In case you don’t have them, Carpenter bees (genus Xylocopa) are an impressively large bumblebee-like pollinator with highly territorial and not terribly bright drones. Their numbers appear to have increased locally, and the drones’ habit of flying at any and all creatures in their chosen patch have made quite an impression. The drones are merely attempting to reserve all the females in these areas for themselves, and the females are mostly not seen. Their handiwork is, though: amazingly professional looking bore holes in soft wood, often with a tiny pile of sawdust underneath. Both the public and beekeepers seem to have it out for these marvelous pollinators, but local Master Beekeeper Dr. Wayne Esaias recently rose to their defense in a heated online discussion of their “misdeeds.”

“Some responders are needlessly perpetuating fear of bees, and are not helping with education on the matter. Carpenter bees are excellent pollinators, and are quite benign when one knows their behavior. The ‘damage’ is insignificant, but is used by home repair people to extract significant $$ from ignorant homeowners in addition to causing [unnecessary] pesticide applications.”

“At a very early age my parents showed me how to recognize drones by the conspicuous white spot between their eyes and to catch them bare-handed. My mom learned from her father. They’ve been nesting in the garage for over 75 years, and on a nice spring day there may be a dozen or more males ‘guarding’ their territory with nothing but bluster. Toss a dark pebble in the air and watch them succeed in ‘chasing it away.’ Face them head-on while they are hovering to confirm the white head, and make a quick grab.”

“The only time I was ever stung was when I grabbed a female (a.k.a. a black head) by mistake from behind. I guess I was getting cocky. In those days I tied a black thread to drones and sold them in school for 50 cents. Back in the mid 50s I got suspended for three days after one landed on the music teacher’s buxom chest while I was giving a tethered-flight sales demo.
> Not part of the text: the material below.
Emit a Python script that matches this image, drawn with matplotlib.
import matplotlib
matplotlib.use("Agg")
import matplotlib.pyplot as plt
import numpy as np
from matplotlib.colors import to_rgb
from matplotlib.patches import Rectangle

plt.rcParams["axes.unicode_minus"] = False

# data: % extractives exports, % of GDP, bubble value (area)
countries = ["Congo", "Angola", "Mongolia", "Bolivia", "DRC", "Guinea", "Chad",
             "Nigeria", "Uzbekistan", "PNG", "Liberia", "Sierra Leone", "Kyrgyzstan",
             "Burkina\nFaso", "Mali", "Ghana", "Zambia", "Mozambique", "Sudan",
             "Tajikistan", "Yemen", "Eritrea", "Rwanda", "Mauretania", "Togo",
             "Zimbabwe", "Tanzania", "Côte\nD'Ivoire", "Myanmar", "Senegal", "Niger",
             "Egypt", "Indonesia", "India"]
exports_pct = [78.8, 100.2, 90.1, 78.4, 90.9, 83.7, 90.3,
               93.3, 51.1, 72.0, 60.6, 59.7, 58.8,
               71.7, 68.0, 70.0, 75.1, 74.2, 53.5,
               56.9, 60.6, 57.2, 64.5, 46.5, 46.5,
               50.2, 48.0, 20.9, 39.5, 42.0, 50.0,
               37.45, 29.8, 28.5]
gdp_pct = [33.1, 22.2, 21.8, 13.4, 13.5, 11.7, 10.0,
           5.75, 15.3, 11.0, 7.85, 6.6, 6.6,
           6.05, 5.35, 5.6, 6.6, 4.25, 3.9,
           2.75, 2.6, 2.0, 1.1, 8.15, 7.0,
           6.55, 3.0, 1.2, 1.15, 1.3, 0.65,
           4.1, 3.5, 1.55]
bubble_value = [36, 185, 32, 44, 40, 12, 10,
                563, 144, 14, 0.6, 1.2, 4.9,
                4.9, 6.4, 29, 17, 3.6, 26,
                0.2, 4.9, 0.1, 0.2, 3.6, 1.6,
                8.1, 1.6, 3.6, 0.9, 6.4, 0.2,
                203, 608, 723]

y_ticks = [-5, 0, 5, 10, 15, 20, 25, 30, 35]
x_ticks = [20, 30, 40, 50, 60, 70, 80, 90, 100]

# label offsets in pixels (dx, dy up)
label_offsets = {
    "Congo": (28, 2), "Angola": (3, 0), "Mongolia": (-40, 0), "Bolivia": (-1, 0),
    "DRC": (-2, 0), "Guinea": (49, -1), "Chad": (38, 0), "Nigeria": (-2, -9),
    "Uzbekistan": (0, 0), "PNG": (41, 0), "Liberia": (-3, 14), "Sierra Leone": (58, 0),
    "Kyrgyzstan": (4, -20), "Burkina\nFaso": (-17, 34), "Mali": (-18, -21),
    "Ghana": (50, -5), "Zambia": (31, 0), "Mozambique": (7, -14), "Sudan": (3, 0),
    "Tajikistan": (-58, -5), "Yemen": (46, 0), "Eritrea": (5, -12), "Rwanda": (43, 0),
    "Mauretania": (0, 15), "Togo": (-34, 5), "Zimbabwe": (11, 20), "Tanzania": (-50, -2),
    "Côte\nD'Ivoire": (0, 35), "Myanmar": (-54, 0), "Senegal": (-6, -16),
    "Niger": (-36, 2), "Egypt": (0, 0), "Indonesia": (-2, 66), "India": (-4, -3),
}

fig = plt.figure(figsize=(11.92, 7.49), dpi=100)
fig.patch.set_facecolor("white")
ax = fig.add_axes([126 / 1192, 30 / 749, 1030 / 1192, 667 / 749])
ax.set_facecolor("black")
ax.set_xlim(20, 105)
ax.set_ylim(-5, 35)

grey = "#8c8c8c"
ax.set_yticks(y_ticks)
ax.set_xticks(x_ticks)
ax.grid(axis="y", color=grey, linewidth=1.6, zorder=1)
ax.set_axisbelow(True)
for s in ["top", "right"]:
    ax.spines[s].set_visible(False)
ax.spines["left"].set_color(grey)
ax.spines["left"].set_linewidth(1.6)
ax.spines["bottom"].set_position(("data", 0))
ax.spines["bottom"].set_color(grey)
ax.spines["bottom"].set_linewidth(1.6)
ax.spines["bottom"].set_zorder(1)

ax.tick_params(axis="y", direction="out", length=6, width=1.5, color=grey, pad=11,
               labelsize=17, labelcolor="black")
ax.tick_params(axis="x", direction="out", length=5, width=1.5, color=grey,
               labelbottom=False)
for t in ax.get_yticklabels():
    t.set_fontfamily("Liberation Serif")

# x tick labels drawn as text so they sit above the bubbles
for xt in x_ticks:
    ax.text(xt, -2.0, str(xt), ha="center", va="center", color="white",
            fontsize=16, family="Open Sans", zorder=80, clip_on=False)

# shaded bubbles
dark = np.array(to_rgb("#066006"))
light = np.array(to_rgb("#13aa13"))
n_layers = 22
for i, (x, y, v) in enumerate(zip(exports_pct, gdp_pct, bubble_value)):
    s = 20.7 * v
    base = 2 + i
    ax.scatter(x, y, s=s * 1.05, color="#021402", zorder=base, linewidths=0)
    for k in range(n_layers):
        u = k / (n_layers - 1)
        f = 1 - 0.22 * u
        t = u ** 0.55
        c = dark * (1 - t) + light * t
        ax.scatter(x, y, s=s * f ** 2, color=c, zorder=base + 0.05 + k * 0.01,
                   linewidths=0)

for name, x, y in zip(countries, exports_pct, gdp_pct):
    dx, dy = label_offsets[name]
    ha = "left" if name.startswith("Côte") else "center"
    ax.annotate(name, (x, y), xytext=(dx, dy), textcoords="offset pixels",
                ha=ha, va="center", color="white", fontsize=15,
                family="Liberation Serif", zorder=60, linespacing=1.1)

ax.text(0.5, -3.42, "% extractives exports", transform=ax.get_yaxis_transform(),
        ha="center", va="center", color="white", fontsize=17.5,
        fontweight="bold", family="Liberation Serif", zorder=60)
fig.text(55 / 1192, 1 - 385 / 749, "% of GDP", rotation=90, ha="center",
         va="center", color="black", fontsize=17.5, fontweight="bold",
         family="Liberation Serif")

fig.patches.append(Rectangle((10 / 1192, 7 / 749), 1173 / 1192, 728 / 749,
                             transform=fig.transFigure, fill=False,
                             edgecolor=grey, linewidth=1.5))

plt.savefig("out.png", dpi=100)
It landed on the point of closest approach, if you remember how mid-century undergarments were shaped, causing audible gasps from my buds and repeated shrieks from Mrs. Lee (who was a knockout, and whose efforts to remove bee from bosom caused 12-year-old males to gape).”

“With inflation, I bet they are worth $5 to $10 today. But from this perspective, that experience was priceless.”

“The two-car garage is still structurally very sound (albeit lighter) after 75 years of providing nesting sites. What they do is akin to the ‘honeycombing’ used extensively in the aircraft and aerospace industry to lighten material. Try telling an aeronautical engineer that honeycombing is ‘structural damage.’ Carpenters bees simply are not a problem for structural integrity based on my experience.”

“The female Carpenter bees keep a decent space between tunnels, preserving most of the strength. To this day, there is a ton or more of stuff stored on those cross beams. One reason for their thick gallery walls (3/16” or so) is to prevent parasitic wasps from ovipositing from the outside, and the Carpenter bees don’t want to make their nest unsound either. They are not like termites, which eat everything and can cause buildings to collapse. Galleries also get reused.”
“The biggest downside is a bit of sawdust on cars.”

“I am pleased to say they are in my shed and my grape arbor, and my grandkids will appreciate them. I know that education cannot cure all apiphobia nor prevent needless application of pesticides, but I felt a need to make an attempt. Fairly benign measures are the badminton racquet (although mostly only hovering drones will be smashed but it does make a rewarding sound) and plastic or aluminum flashing to let worrywarts sleep at night. But even then, erect some bare untreated wood structures (trellis, arbors) to attract them away and to replace nesting sites for a very good pollinator, and enjoy them. They will be gone in a few months.”